One night last year the DA’s Anchen Dreyer had a stranger pass out drunk against her wall. After she alerted the police, who came out to investigate, a group of men she did not recognise arrived, claimed the drunk man was a ‘friend” and removed him. Though the police did not take his details, she sympathises with them, saying that the lack of a register of who is allowed into the park makes it difficult for them.

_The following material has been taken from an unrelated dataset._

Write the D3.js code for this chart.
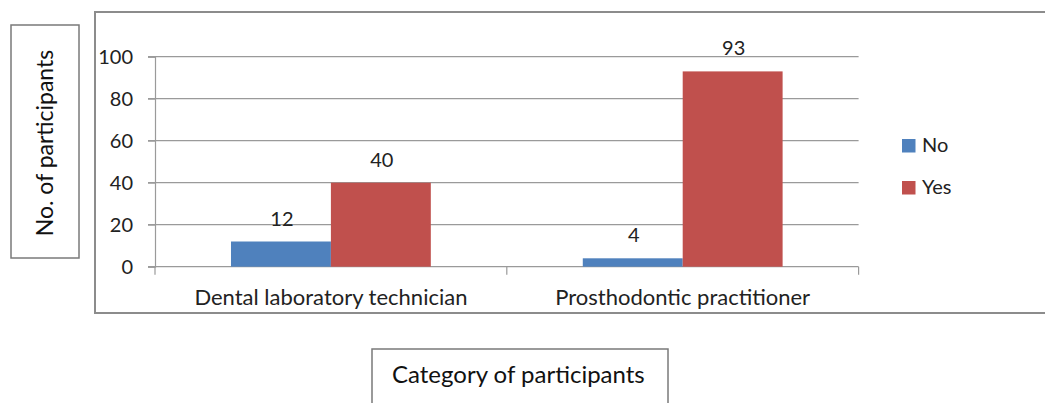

A court battle between MPs after the Congress of the People broke away from the ANC in 2009 highlighted the need for a register. Dennis Bloem, now a Cope MP, was unceremoniously booted out of his four-bedroom residence in Pelican Park after his defection. He said an out-of-court settlement resulted in him being relocated, but the court ordered public works to carry out a comprehensive audit of parliamentary housing as part of the agreement.
Cope’s attorneys found numerous faults in the audit that followed, which was limited to a report of factual findings rather than a comprehensive study of the current occupancy and allocation of houses. However, it did find that the ANC was allocated a disproportionate number of the larger three- and four-bedroom houses for MPs.
The audit found that of the 201 three-bedroom houses, 74% were allocated to the ANC in 2009, an over-allocation of 16%, or 40 units. Cope was allocated 5% — an under-allocation of 3% — and the DA was allocated 8%, an under-allocation of 9%, or 18 houses.
In a memorandum interrogating the findings, Cope’s legal team noted that the auditor had not tested the information provided by public works. The audit, it said, did not address the allegation that a ‘significant number of MPs” who were allocated houses did not in fact use them, but leased them to relatives or members of the public for cash.
The M&G understands that the issue was referred to the chief whips’ forum in Parliament, but that it was not taken further. Dreyer said that on more than one occasion a member of the public had knocked on her door to ask whether she had a room for rent. The public works department had not answered the M&G‘s questions by the time of printing.